* begin Information supplied *
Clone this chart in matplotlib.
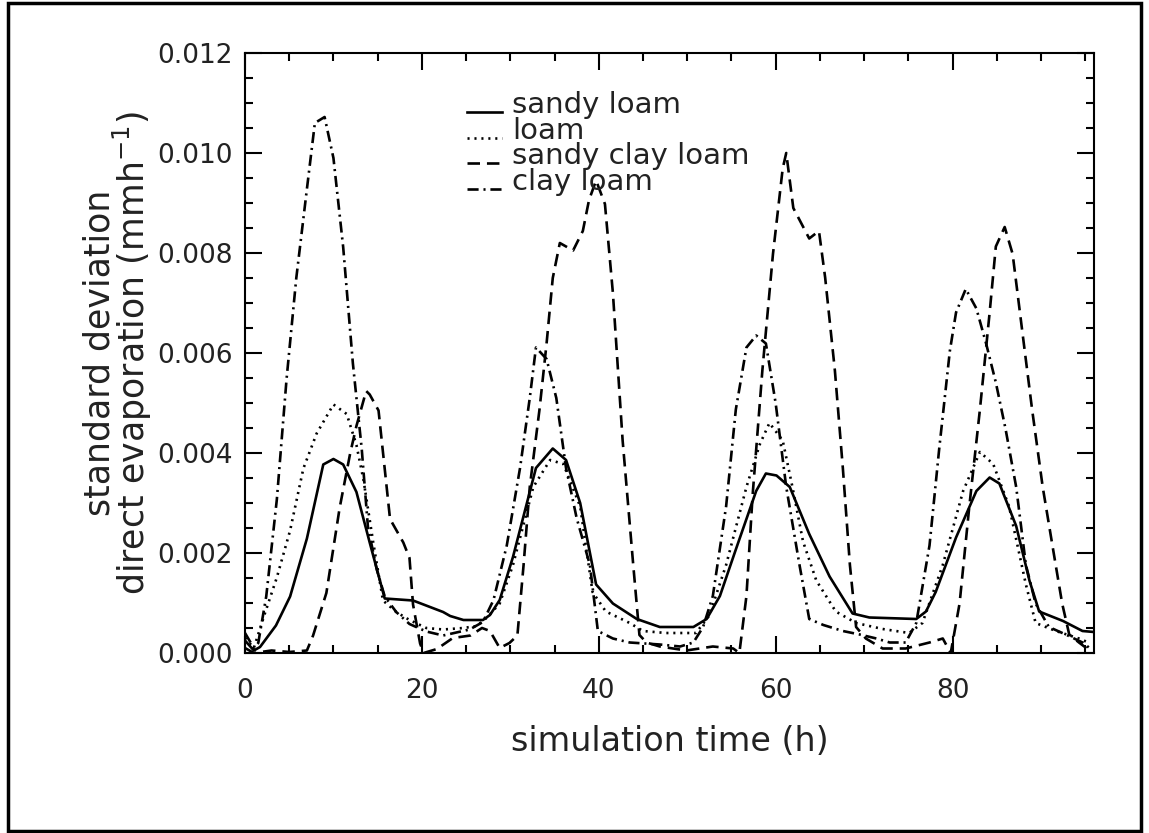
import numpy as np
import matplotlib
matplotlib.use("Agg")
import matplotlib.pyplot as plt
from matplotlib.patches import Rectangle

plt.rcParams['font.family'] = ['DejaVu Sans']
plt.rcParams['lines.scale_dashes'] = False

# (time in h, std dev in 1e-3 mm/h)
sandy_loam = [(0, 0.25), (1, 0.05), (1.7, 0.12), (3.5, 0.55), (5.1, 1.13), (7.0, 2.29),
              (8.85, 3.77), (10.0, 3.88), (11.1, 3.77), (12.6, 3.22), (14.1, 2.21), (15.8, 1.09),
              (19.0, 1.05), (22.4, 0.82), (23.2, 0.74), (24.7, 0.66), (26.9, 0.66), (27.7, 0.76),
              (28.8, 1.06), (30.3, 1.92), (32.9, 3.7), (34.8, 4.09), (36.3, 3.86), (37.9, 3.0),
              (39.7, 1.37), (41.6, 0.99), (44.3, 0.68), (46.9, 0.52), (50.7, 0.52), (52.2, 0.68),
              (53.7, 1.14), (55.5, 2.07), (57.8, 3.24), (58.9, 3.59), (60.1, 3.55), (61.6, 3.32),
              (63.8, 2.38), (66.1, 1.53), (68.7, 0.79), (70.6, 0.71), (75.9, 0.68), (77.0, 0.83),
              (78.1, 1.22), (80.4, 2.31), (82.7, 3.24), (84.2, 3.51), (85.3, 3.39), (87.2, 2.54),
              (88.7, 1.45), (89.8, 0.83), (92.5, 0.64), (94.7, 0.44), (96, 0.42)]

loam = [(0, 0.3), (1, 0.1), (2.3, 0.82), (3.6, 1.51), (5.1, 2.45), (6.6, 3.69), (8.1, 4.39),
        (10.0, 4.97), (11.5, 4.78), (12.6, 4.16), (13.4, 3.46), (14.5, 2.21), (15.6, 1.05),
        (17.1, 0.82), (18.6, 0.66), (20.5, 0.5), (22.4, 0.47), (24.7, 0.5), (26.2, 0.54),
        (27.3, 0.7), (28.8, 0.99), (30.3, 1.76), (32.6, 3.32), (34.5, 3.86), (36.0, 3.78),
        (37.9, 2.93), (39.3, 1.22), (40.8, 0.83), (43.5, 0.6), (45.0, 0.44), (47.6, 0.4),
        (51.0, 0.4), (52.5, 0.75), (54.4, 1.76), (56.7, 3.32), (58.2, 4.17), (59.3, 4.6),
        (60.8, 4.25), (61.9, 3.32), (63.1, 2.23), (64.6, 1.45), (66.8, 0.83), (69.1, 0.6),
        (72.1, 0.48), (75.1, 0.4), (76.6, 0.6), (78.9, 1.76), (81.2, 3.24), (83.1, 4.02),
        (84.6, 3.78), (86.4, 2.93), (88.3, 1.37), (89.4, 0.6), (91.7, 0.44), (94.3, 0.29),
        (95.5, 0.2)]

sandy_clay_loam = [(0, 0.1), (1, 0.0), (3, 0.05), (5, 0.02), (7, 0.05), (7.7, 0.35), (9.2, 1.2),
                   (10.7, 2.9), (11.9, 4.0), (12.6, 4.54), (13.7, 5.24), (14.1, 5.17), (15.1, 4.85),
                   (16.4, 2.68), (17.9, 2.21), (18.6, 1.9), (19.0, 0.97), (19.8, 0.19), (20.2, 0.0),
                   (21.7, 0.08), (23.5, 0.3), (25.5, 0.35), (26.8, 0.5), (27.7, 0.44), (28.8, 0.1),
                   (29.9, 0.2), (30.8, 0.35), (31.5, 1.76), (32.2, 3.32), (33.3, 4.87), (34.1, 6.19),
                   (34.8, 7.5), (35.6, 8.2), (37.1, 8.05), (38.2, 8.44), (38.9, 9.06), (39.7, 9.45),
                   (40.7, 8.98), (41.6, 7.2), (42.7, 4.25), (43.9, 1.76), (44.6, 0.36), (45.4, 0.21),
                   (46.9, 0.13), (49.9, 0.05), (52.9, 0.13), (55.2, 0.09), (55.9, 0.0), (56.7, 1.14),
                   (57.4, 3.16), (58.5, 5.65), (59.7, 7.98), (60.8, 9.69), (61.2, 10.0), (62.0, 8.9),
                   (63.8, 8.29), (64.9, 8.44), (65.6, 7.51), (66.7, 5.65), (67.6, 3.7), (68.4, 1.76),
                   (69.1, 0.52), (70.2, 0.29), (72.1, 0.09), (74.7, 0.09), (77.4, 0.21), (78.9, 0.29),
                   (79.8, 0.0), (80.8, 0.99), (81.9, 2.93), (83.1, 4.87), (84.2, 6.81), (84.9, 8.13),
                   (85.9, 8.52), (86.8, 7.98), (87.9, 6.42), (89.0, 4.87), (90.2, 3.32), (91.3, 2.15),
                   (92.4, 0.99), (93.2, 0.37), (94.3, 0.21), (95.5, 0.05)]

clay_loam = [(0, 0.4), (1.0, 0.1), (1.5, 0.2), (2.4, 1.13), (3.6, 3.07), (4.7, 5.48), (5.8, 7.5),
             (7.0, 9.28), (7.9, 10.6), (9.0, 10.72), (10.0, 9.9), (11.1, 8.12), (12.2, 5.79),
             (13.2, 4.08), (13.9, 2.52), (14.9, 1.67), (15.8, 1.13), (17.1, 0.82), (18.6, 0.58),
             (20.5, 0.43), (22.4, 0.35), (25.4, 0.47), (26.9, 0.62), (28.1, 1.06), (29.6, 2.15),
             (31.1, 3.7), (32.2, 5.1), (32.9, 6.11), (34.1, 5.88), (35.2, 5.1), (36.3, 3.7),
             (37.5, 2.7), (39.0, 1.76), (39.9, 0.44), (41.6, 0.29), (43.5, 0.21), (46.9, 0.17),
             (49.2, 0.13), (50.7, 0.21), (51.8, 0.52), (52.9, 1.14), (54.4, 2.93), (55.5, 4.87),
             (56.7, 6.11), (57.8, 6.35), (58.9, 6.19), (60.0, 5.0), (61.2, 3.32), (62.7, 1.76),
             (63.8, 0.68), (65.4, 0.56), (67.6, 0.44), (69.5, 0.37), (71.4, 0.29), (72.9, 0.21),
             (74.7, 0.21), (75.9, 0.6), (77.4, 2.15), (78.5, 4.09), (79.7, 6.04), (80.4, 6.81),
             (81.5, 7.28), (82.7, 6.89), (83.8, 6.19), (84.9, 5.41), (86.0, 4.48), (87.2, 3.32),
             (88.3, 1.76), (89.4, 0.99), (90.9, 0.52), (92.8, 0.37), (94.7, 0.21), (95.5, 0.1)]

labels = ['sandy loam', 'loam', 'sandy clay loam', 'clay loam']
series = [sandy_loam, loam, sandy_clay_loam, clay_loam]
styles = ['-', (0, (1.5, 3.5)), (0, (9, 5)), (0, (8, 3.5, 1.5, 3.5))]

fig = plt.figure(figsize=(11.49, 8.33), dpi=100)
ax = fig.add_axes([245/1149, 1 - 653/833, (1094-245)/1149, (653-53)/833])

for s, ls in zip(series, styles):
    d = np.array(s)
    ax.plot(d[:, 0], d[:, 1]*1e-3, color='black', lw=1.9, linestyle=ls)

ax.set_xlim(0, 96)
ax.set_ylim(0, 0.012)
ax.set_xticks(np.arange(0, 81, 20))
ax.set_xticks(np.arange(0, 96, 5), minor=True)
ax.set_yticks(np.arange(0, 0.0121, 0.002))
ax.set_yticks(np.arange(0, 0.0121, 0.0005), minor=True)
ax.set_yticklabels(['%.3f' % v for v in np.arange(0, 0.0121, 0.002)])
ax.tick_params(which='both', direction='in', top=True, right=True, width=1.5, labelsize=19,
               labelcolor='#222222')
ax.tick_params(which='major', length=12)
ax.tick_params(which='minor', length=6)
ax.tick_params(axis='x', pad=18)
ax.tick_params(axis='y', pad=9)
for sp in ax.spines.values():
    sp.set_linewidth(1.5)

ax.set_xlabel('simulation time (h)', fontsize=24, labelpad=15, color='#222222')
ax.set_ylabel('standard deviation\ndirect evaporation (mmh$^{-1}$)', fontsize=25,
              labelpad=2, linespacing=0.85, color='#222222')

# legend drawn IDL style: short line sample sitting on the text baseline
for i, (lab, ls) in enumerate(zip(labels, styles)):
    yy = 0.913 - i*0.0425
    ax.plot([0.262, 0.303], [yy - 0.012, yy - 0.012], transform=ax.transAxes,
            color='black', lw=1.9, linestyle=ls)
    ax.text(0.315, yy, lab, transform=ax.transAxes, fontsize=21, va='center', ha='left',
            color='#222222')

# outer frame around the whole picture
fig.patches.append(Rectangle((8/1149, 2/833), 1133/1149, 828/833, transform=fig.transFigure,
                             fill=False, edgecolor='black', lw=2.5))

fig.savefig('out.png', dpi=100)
* end Information supplied *
# [Exercise description]
Write out, word for word, the lines from the start of the data through the one holding "0.44), (96, 0.42)]". Omit pictures.

# [Task answer]
Clone this chart in matplotlib.
import numpy as np
import matplotlib
matplotlib.use("Agg")
import matplotlib.pyplot as plt
from matplotlib.patches import Rectangle

plt.rcParams['font.family'] = ['DejaVu Sans']
plt.rcParams['lines.scale_dashes'] = False

# (time in h, std dev in 1e-3 mm/h)
sandy_loam = [(0, 0.25), (1, 0.05), (1.7, 0.12), (3.5, 0.55), (5.1, 1.13), (7.0, 2.29),
              (8.85, 3.77), (10.0, 3.88), (11.1, 3.77), (12.6, 3.22), (14.1, 2.21), (15.8, 1.09),
              (19.0, 1.05), (22.4, 0.82), (23.2, 0.74), (24.7, 0.66), (26.9, 0.66), (27.7, 0.76),
              (28.8, 1.06), (30.3, 1.92), (32.9, 3.7), (34.8, 4.09), (36.3, 3.86), (37.9, 3.0),
              (39.7, 1.37), (41.6, 0.99), (44.3, 0.68), (46.9, 0.52), (50.7, 0.52), (52.2, 0.68),
              (53.7, 1.14), (55.5, 2.07), (57.8, 3.24), (58.9, 3.59), (60.1, 3.55), (61.6, 3.32),
              (63.8, 2.38), (66.1, 1.53), (68.7, 0.79), (70.6, 0.71), (75.9, 0.68), (77.0, 0.83),
              (78.1, 1.22), (80.4, 2.31), (82.7, 3.24), (84.2, 3.51), (85.3, 3.39), (87.2, 2.54),
              (88.7, 1.45), (89.8, 0.83), (92.5, 0.64), (94.7, 0.44), (96, 0.42)]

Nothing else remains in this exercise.